Madonna and Child with Saints Jerome and Mary Magdalen by Matteo di Giovanni
This is "Madonna and Child with Saints Jerome and Mary Magdalen" by Matteo di Giovanni, painted around 1500. It lives today in a museum collection, but for centuries it likely hung in a Sienese church, appearing to be an entirely conventional Renaissance sacred panel.
The painting presents four figures: Madonna holding the Christ Child, with Saint Jerome and his book on the left and Mary Magdalen with her ointment jar on the right. The child reaches toward Magdalen, a gesture that animates an otherwise static, balanced composition. The three halos form a golden band across the top, with the dark void background isolating the sacred group from any worldly context.
The trouble started with Magdalen. X-ray and infrared imaging have revealed that her robe was originally painted slipping from her shoulder, exposing more skin than ecclesiastical taste allowed. At some point after Matteo completed the panel, possibly on a bishop's order, possibly at the request of the commissioning family, a second painter altered the drapery to cover the shoulder entirely. The woman we see today is a censored version.

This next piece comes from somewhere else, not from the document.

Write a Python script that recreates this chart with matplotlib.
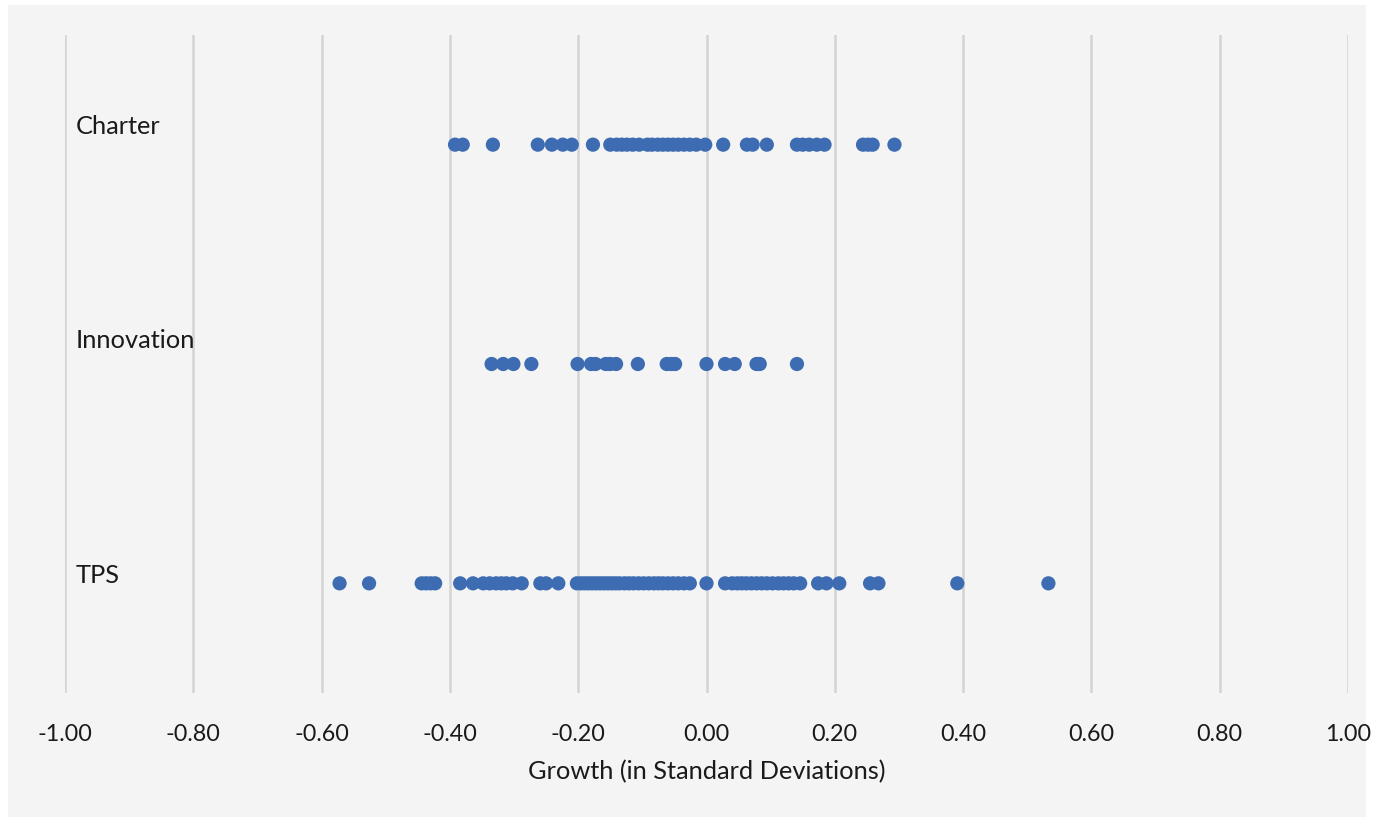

It is the quietest kind of censorship: a single painted fold that changed a saint from alluring to demure. The panel was accepted, displayed, and forgotten for five hundred years, hiding its secret until a conservation lab looked under the surface.
Details
Transcript
For 500 years, this looked like a standard Renaissance altar panel. Madonna and Child, flanked by two saints. Devotional, balanced, calm. But one detail unsettled the clergy who commissioned it. Look at Mary Magdalen's face. Her curls, her youth. The scandal wasn't what you see. It's what they painted over. X-rays show the original: Magdalen's robe was slipping from her shoulder. The exposed skin was deemed improper for a sacred altarpiece. A second hand repainted her garment. The offending shoulder was hidden.